A new United Nations report has warned that the rapid development of artificial intelligence could widen global inequality, calling for a shared international framework to guide the responsible development of the technology as adoption and investment continue to accelerate unevenly across countries.
“Access to AI tools alone does not produce equal benefit,” the report states. “Countries that rely on foreign models, cloud infrastructure and data pipelines may gain access to AI while losing practical control over its standards, safeguards and local fit.”
The report, produced by an independent international scientific panel established by the United Nations General Assembly last year as the first global scientific body on artificial intelligence, examines both the opportunities and risks posed by the technology. It highlights AI’s potential to transform sectors such as agriculture and education, while warning that it could also be exploited for fraud, election interference and other harmful activities.
Serving as a practical guide for UN member states, the preliminary report outlines measures to maximize AI-driven economic growth while reducing associated risks.
Recommended actions include investing in local AI infrastructure such as data centres, strengthening AI education and workforce skills, supporting AI developers, establishing AI safety institutes, developing strategies to counter disinformation and continuously monitoring AI systems after deployment in real-world conditions.
The report also notes that although more than one billion people now use AI every week, adoption remains highly uneven.
It warns that countries across the Global South continue to lag behind those in the Global North in both access to AI technologies and the ways they are used.
The report identifies the United States and China as the dominant players in developing advanced artificial intelligence models and investing in the computing infrastructure needed to power them, including processors, memory, networking and data storage.
“The concentration of AI capabilities in a small number of firms and countries could enable authoritarian capture and undermine democratic accountability,” the report states.
To help close the AI gap, the panel urges countries that are behind in AI development to make substantial investments in computing capacity and data infrastructure. It says attracting such investment will require reliable electricity supplies and the construction of data centres, while acknowledging the environmental trade-offs, including high energy and water consumption and increased greenhouse gas emissions.

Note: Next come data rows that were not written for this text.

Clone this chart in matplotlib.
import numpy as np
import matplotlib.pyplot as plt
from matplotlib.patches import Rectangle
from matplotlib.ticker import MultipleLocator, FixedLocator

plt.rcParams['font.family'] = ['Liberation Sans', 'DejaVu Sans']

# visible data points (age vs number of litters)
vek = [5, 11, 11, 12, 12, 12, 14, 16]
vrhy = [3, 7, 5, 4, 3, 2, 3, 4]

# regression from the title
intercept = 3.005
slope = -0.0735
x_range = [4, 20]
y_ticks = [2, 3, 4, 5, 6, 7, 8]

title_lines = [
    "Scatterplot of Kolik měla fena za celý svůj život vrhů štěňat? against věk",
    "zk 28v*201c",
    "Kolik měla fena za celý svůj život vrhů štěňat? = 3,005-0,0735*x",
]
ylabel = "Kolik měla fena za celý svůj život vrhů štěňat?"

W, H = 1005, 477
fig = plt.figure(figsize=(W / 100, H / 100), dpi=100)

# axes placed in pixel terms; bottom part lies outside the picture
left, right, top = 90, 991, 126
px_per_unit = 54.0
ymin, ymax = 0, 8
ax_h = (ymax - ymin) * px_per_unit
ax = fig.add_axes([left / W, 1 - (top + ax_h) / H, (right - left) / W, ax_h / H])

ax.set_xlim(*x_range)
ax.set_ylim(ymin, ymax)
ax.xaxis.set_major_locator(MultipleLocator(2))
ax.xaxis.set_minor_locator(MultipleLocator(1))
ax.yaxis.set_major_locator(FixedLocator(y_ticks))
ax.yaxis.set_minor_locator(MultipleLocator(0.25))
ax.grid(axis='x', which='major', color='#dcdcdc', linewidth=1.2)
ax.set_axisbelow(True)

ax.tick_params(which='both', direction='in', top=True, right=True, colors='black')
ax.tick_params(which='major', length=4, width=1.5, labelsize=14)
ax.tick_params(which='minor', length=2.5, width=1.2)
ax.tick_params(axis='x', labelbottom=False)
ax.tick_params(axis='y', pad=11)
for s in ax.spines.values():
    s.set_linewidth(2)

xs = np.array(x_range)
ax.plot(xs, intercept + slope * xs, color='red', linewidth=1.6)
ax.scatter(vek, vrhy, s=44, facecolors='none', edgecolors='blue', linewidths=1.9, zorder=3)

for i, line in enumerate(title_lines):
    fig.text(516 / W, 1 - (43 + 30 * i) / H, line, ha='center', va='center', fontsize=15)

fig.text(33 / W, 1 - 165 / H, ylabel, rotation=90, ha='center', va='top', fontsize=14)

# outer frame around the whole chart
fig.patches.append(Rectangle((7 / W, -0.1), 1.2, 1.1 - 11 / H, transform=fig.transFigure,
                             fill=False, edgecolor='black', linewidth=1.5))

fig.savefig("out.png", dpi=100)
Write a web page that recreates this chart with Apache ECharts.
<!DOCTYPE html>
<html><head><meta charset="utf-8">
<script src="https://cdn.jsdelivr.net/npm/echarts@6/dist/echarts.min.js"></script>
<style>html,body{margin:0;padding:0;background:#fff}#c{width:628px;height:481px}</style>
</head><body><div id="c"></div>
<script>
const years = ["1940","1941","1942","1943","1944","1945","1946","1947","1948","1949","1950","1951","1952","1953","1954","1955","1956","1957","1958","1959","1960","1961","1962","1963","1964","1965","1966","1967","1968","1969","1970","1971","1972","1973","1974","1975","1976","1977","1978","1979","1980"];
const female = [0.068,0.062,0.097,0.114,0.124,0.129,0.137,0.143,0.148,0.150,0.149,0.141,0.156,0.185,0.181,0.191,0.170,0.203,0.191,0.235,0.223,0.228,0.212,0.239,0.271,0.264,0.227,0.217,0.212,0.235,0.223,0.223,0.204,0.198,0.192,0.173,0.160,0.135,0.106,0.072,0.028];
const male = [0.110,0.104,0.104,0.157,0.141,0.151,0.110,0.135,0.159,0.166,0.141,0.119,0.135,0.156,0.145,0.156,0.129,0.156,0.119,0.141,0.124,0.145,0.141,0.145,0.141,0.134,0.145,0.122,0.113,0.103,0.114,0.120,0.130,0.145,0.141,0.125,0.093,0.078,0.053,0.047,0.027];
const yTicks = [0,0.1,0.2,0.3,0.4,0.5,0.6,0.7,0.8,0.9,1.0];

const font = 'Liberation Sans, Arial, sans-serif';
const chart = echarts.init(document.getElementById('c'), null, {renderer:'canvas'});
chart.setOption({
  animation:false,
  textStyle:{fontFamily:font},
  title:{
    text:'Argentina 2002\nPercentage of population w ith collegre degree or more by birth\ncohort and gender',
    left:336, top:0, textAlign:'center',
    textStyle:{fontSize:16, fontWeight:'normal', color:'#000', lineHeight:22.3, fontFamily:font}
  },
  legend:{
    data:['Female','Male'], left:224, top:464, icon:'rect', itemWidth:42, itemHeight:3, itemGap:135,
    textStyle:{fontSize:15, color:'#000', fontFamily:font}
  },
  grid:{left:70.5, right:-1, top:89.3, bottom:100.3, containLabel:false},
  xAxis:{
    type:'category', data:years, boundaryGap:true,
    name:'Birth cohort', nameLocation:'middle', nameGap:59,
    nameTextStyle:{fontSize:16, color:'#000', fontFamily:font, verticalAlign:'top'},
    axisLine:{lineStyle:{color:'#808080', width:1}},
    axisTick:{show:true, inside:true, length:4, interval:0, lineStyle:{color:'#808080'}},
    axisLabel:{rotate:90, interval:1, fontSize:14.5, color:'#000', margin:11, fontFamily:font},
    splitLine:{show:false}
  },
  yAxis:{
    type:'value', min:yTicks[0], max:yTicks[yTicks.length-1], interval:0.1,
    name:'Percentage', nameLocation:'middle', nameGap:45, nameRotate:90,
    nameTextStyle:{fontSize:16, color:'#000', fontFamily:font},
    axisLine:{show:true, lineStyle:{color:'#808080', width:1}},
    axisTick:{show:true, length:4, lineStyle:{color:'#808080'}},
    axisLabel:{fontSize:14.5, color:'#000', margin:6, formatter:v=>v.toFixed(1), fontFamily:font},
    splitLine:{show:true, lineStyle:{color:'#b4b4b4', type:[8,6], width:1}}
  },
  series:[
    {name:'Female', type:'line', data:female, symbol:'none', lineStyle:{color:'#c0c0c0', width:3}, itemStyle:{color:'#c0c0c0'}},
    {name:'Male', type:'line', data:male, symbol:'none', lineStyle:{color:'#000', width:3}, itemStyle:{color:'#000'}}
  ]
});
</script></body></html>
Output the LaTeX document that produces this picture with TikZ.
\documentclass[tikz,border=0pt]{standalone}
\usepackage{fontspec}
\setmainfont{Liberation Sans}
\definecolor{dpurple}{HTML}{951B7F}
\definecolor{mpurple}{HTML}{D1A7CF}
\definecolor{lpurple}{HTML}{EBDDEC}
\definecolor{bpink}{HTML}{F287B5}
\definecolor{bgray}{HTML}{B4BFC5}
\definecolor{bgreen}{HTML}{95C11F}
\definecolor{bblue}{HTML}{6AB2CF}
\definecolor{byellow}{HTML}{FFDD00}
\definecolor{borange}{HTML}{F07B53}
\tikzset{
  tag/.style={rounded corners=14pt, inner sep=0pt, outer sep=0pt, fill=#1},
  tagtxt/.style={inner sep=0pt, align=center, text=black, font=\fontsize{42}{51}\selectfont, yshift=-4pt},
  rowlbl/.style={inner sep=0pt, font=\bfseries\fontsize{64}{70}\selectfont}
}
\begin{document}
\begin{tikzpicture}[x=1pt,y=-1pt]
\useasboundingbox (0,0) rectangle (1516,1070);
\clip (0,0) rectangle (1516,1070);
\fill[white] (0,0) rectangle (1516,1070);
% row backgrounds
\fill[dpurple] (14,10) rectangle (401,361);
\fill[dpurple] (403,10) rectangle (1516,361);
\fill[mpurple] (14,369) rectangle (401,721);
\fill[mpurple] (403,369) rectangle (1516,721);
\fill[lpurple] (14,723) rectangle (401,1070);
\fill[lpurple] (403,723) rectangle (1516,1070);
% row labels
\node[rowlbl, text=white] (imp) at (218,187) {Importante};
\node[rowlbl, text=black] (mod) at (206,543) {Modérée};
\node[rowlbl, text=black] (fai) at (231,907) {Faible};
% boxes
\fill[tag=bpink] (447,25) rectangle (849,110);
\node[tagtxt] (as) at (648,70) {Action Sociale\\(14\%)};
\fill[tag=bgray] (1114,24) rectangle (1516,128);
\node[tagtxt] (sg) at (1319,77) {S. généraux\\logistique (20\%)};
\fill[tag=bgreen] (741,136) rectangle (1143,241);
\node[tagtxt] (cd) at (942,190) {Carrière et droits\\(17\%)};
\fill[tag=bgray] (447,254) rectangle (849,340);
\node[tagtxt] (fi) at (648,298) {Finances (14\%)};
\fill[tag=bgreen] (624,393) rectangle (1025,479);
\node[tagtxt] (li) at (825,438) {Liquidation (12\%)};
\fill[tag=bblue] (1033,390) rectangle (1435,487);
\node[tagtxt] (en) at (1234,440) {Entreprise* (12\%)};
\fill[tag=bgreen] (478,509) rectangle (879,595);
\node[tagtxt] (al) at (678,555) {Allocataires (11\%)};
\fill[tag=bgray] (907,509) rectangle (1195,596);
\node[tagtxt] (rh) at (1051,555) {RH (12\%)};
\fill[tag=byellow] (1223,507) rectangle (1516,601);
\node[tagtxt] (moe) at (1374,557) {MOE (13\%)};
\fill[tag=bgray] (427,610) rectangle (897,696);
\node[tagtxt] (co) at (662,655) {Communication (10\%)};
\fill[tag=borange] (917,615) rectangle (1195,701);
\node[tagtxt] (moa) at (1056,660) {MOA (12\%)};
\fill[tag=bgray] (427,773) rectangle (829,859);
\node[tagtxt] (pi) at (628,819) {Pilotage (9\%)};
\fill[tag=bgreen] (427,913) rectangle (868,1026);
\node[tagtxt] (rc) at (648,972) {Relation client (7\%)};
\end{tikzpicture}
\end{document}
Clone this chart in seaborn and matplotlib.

The authors also warn that regulating and assessing the safety of increasingly powerful AI models remains a growing challenge, underscoring the need for stronger oversight and continuous evaluation as the technology evolves.
“Most countries, including many advanced economies, lack the technical expertise to assess the most capable ‘frontier’ models or to participate meaningfully in their governance,” they write.
The report was prepared by a panel of 40 independent scientific experts from around the world, who describe it as the first assessment of its kind. The panel argues that the United Nations is the leading global forum for addressing cross-border risks posed by artificial intelligence, emphasizing that its recommendations are grounded in scientific evidence rather than political considerations.